• [PROBLEM REQUIREMENTS] Write out the full listing exactly as given, minus the images.

##########

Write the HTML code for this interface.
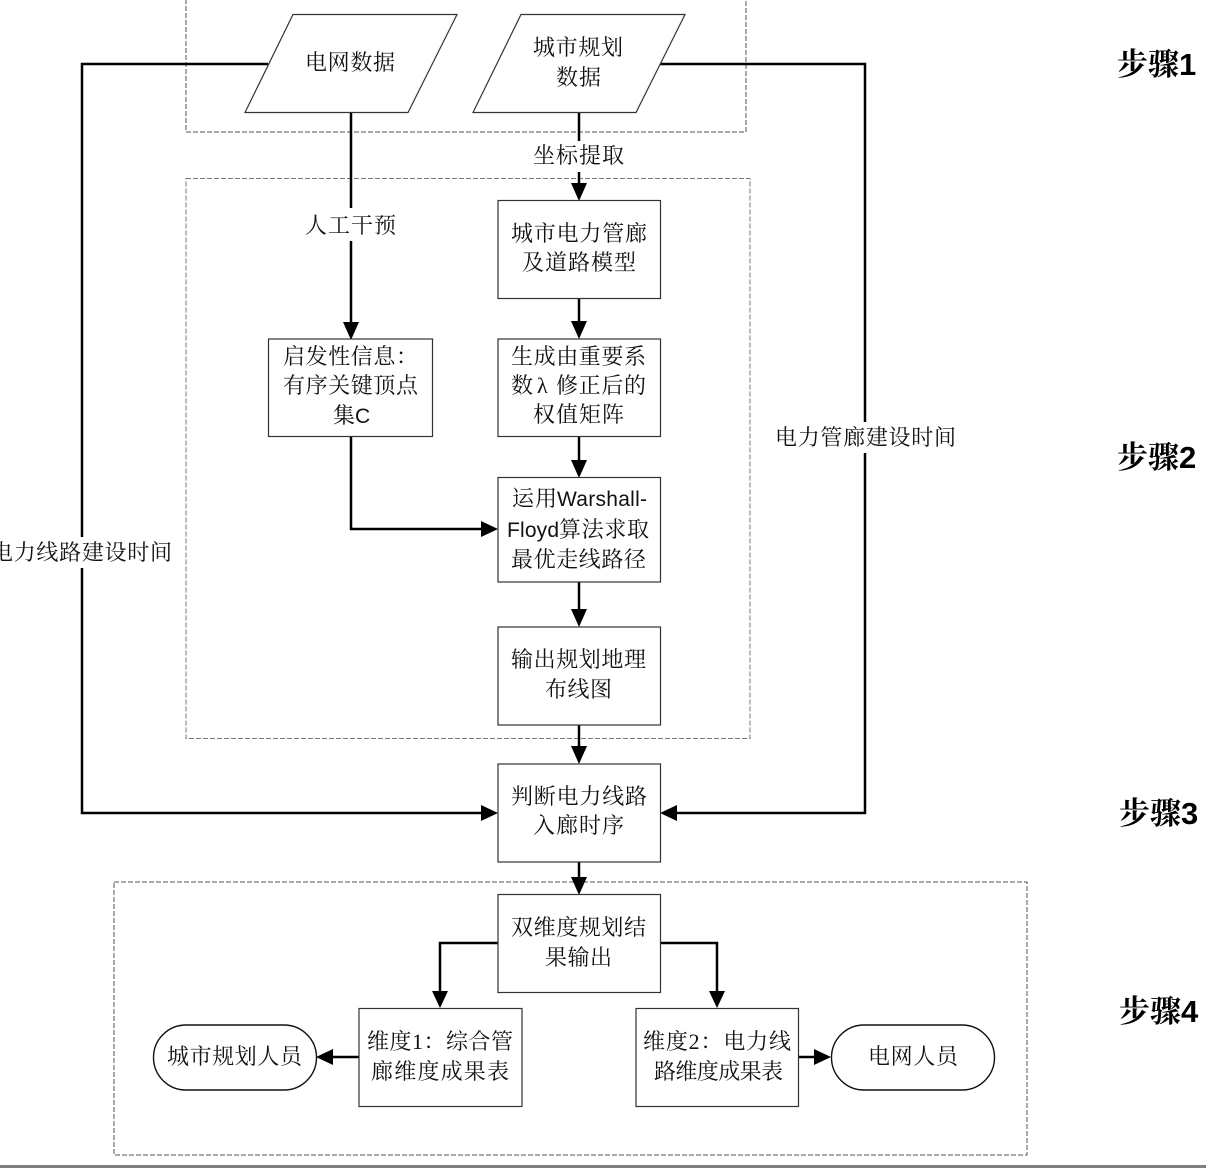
<!DOCTYPE html>
<html lang="zh">
<head>
<meta charset="utf-8">
<style>
html,body{margin:0;padding:0;background:#fff;width:1206px;height:1168px;overflow:hidden}
svg{display:block}
text{font-family:"Liberation Serif","Noto Serif CJK SC",serif;font-size:22px;fill:#111}
.l{font-family:"Liberation Sans","Noto Serif CJK SC",sans-serif;font-size:21px}
.s{font-family:"Liberation Sans","Noto Serif CJK SC",serif;font-size:31px;font-weight:700;fill:#000}
.b{fill:#fff;stroke:#333;stroke-width:1.2}
.d{fill:none;stroke:#555;stroke-width:1;stroke-dasharray:5 2}
.c{fill:none;stroke:#000;stroke-width:2.5}
</style>
</head>
<body>
<svg width="1206" height="1168" viewBox="0 0 1206 1168" xmlns="http://www.w3.org/2000/svg">
<rect x="186" y="-20" width="560" height="152" class="d"/>
<rect x="186" y="178.500" width="564" height="560" class="d" style="stroke:#777"/>
<rect x="114" y="882" width="913" height="273" class="d"/>
<rect x="0" y="1165" width="1206" height="3" fill="#808080"/>

<path class="c" d="M268 64H82V813H482"/>
<path class="c" d="M660 64H865V813H676"/>
<path class="c" d="M351 112V324"/>
<path class="c" d="M579 112V184"/>
<path class="c" d="M579 298V322"/>
<path class="c" d="M579 436V461"/>
<path class="c" d="M579 582V610"/>
<path class="c" d="M579 725V748"/>
<path class="c" d="M579 862V878"/>
<path class="c" d="M351 436V529H482"/>
<path class="c" d="M498 943H440V992"/>
<path class="c" d="M660 943H717V992"/>
<path class="c" d="M359 1057H332"/>
<path class="c" d="M798 1057H815"/>

<g fill="#000">
<polygon points="571,183 587,183 579,201"/>
<polygon points="343,322 359,322 351,340"/>
<polygon points="571,321 587,321 579,339"/>
<polygon points="571,460 587,460 579,478"/>
<polygon points="571,609 587,609 579,627"/>
<polygon points="571,746 587,746 579,764"/>
<polygon points="571,877 587,877 579,895"/>
<polygon points="432,991 448,991 440,1008"/>
<polygon points="709,991 725,991 717,1008"/>
<polygon points="481,521 481,537 498,529"/>
<polygon points="481,805 481,821 498,813"/>
<polygon points="677,805 677,821 660,813"/>
<polygon points="333,1049 333,1065 316,1057"/>
<polygon points="814,1049 814,1065 831,1057"/>
</g>

<polygon class="b" points="293,14.500 457,14.500 408,112.500 245,112.500"/>
<polygon class="b" points="521,14.500 685,14.500 636,112.500 473,112.500"/>
<rect class="b" x="498" y="200.500" width="162.500" height="98"/>
<rect class="b" x="268.500" y="339" width="164" height="97.500"/>
<rect class="b" x="498" y="339" width="162.500" height="97.500"/>
<rect class="b" x="498" y="477.500" width="162.500" height="104.500"/>
<rect class="b" x="498" y="627" width="162.500" height="98"/>
<rect class="b" x="498" y="764" width="162.500" height="98"/>
<rect class="b" x="498" y="894.500" width="162.500" height="98"/>
<rect class="b" x="359" y="1008.500" width="163" height="98"/>
<rect class="b" x="636" y="1008.500" width="162.500" height="98"/>
<rect x="153.500" y="1025" width="163" height="65" rx="32.500" fill="#fff" stroke="#111" stroke-width="1.4"/>
<rect x="831.500" y="1025" width="163" height="65" rx="32.500" fill="#fff" stroke="#111" stroke-width="1.4"/>

<g fill="#fff">
<rect x="530" y="141" width="98" height="31"/>
<rect x="302" y="208" width="98" height="33"/>
<rect x="-10" y="537" width="185" height="31"/>
<rect x="772" y="422" width="187" height="31"/>
</g>

<text x="305" y="70" textLength="90">电网数据</text>
<text x="533" y="55" textLength="90">城市规划</text>
<text x="556" y="85" textLength="45">数据</text>
<text x="533" y="163" textLength="91">坐标提取</text>
<text x="305" y="233" textLength="91">人工干预</text>
<text x="511" y="241" textLength="136">城市电力管廊</text>
<text x="522" y="270" textLength="114">及道路模型</text>
<text x="283" y="364" textLength="135">启发性信息：</text>
<text x="283" y="393" textLength="135">有序关键顶点</text>
<text x="333" y="423" textLength="22">集</text>
<text class="l" x="355" y="423">C</text>
<text x="511" y="364" textLength="135">生成由重要系</text>
<text x="511" y="393" textLength="22">数</text>
<text x="537" y="393" font-size="18">λ</text>
<text x="556" y="393" textLength="90">修正后的</text>
<text x="533" y="422" textLength="91">权值矩阵</text>
<text x="512" y="506" textLength="45">运用</text>
<text class="l" x="557" y="506" textLength="90">Warshall-</text>
<text class="l" x="507" y="537" textLength="52">Floyd</text>
<text x="559" y="537" textLength="90">算法求取</text>
<text x="511" y="567" textLength="135">最优走线路径</text>
<text x="511" y="667" textLength="135">输出规划地理</text>
<text x="545" y="697" textLength="67">布线图</text>
<text x="511" y="804" textLength="136">判断电力线路</text>
<text x="533" y="833" textLength="91">入廊时序</text>
<text x="511" y="935" textLength="135">双维度规划结</text>
<text x="545" y="965" textLength="67">果输出</text>
<text x="367" y="1049" textLength="146">维度1：综合管</text>
<text x="371" y="1079" textLength="138">廊维度成果表</text>
<text x="643" y="1049" textLength="148">维度2：电力线</text>
<text x="654" y="1079" textLength="129">路维度成果表</text>
<text x="167" y="1064" textLength="135">城市规划人员</text>
<text x="868" y="1064" textLength="90">电网人员</text>
<text x="-9" y="560" textLength="181">电力线路建设时间</text>
<text x="775" y="445" textLength="181">电力管廊建设时间</text>

<text class="s" x="1117" y="75">步骤1</text>
<text class="s" x="1117" y="468">步骤2</text>
<text class="s" x="1119" y="824">步骤3</text>
<text class="s" x="1119" y="1022">步骤4</text>
</svg>
</body>
</html>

##########

• [SOLUTION]
Write the HTML code for this interface.
<!DOCTYPE html>
<html lang="zh">
<head>
<meta charset="utf-8">
<style>
html,body{margin:0;padding:0;background:#fff;width:1206px;height:1168px;overflow:hidden}
svg{display:block}
text{font-family:"Liberation Serif","Noto Serif CJK SC",serif;font-size:22px;fill:#111}
.l{font-family:"Liberation Sans","Noto Serif CJK SC",sans-serif;font-size:21px}
.s{font-family:"Liberation Sans","Noto Serif CJK SC",serif;font-size:31px;font-weight:700;fill:#000}
.b{fill:#fff;stroke:#333;stroke-width:1.2}
.d{fill:none;stroke:#555;stroke-width:1;stroke-dasharray:5 2}
.c{fill:none;stroke:#000;stroke-width:2.5}
</style>
</head>
<body>
<svg width="1206" height="1168" viewBox="0 0 1206 1168" xmlns="http://www.w3.org/2000/svg">
<rect x="186" y="-20" width="560" height="152" class="d"/>
<rect x="186" y="178.500" width="564" height="560" class="d" style="stroke:#777"/>
<rect x="114" y="882" width="913" height="273" class="d"/>
<rect x="0" y="1165" width="1206" height="3" fill="#808080"/>

<path class="c" d="M268 64H82V813H482"/>
<path class="c" d="M660 64H865V813H676"/>
<path class="c" d="M351 112V324"/>
<path class="c" d="M579 112V184"/>
<path class="c" d="M579 298V322"/>
<path class="c" d="M579 436V461"/>
<path class="c" d="M579 582V610"/>
<path class="c" d="M579 725V748"/>
<path class="c" d="M579 862V878"/>
<path class="c" d="M351 436V529H482"/>
<path class="c" d="M498 943H440V992"/>
<path class="c" d="M660 943H717V992"/>
<path class="c" d="M359 1057H332"/>
<path class="c" d="M798 1057H815"/>

<g fill="#000">
<polygon points="571,183 587,183 579,201"/>
<polygon points="343,322 359,322 351,340"/>
<polygon points="571,321 587,321 579,339"/>
<polygon points="571,460 587,460 579,478"/>
<polygon points="571,609 587,609 579,627"/>
<polygon points="571,746 587,746 579,764"/>
<polygon points="571,877 587,877 579,895"/>
<polygon points="432,991 448,991 440,1008"/>
<polygon points="709,991 725,991 717,1008"/>
<polygon points="481,521 481,537 498,529"/>
<polygon points="481,805 481,821 498,813"/>
<polygon points="677,805 677,821 660,813"/>
<polygon points="333,1049 333,1065 316,1057"/>
<polygon points="814,1049 814,1065 831,1057"/>
</g>

<polygon class="b" points="293,14.500 457,14.500 408,112.500 245,112.500"/>
<polygon class="b" points="521,14.500 685,14.500 636,112.500 473,112.500"/>
<rect class="b" x="498" y="200.500" width="162.500" height="98"/>
<rect class="b" x="268.500" y="339" width="164" height="97.500"/>
<rect class="b" x="498" y="339" width="162.500" height="97.500"/>
<rect class="b" x="498" y="477.500" width="162.500" height="104.500"/>
<rect class="b" x="498" y="627" width="162.500" height="98"/>
<rect class="b" x="498" y="764" width="162.500" height="98"/>
<rect class="b" x="498" y="894.500" width="162.500" height="98"/>
<rect class="b" x="359" y="1008.500" width="163" height="98"/>
<rect class="b" x="636" y="1008.500" width="162.500" height="98"/>
<rect x="153.500" y="1025" width="163" height="65" rx="32.500" fill="#fff" stroke="#111" stroke-width="1.4"/>
<rect x="831.500" y="1025" width="163" height="65" rx="32.500" fill="#fff" stroke="#111" stroke-width="1.4"/>

<g fill="#fff">
<rect x="530" y="141" width="98" height="31"/>
<rect x="302" y="208" width="98" height="33"/>
<rect x="-10" y="537" width="185" height="31"/>
<rect x="772" y="422" width="187" height="31"/>
</g>

<text x="305" y="70" textLength="90">电网数据</text>
<text x="533" y="55" textLength="90">城市规划</text>
<text x="556" y="85" textLength="45">数据</text>
<text x="533" y="163" textLength="91">坐标提取</text>
<text x="305" y="233" textLength="91">人工干预</text>
<text x="511" y="241" textLength="136">城市电力管廊</text>
<text x="522" y="270" textLength="114">及道路模型</text>
<text x="283" y="364" textLength="135">启发性信息：</text>
<text x="283" y="393" textLength="135">有序关键顶点</text>
<text x="333" y="423" textLength="22">集</text>
<text class="l" x="355" y="423">C</text>
<text x="511" y="364" textLength="135">生成由重要系</text>
<text x="511" y="393" textLength="22">数</text>
<text x="537" y="393" font-size="18">λ</text>
<text x="556" y="393" textLength="90">修正后的</text>
<text x="533" y="422" textLength="91">权值矩阵</text>
<text x="512" y="506" textLength="45">运用</text>
<text class="l" x="557" y="506" textLength="90">Warshall-</text>
<text class="l" x="507" y="537" textLength="52">Floyd</text>
<text x="559" y="537" textLength="90">算法求取</text>
<text x="511" y="567" textLength="135">最优走线路径</text>
<text x="511" y="667" textLength="135">输出规划地理</text>
<text x="545" y="697" textLength="67">布线图</text>
<text x="511" y="804" textLength="136">判断电力线路</text>
<text x="533" y="833" textLength="91">入廊时序</text>
<text x="511" y="935" textLength="135">双维度规划结</text>
<text x="545" y="965" textLength="67">果输出</text>
<text x="367" y="1049" textLength="146">维度1：综合管</text>
<text x="371" y="1079" textLength="138">廊维度成果表</text>
<text x="643" y="1049" textLength="148">维度2：电力线</text>
<text x="654" y="1079" textLength="129">路维度成果表</text>
<text x="167" y="1064" textLength="135">城市规划人员</text>
<text x="868" y="1064" textLength="90">电网人员</text>
<text x="-9" y="560" textLength="181">电力线路建设时间</text>
<text x="775" y="445" textLength="181">电力管廊建设时间</text>

<text class="s" x="1117" y="75">步骤1</text>
<text class="s" x="1117" y="468">步骤2</text>
<text class="s" x="1119" y="824">步骤3</text>
<text class="s" x="1119" y="1022">步骤4</text>
</svg>
</body>
</html>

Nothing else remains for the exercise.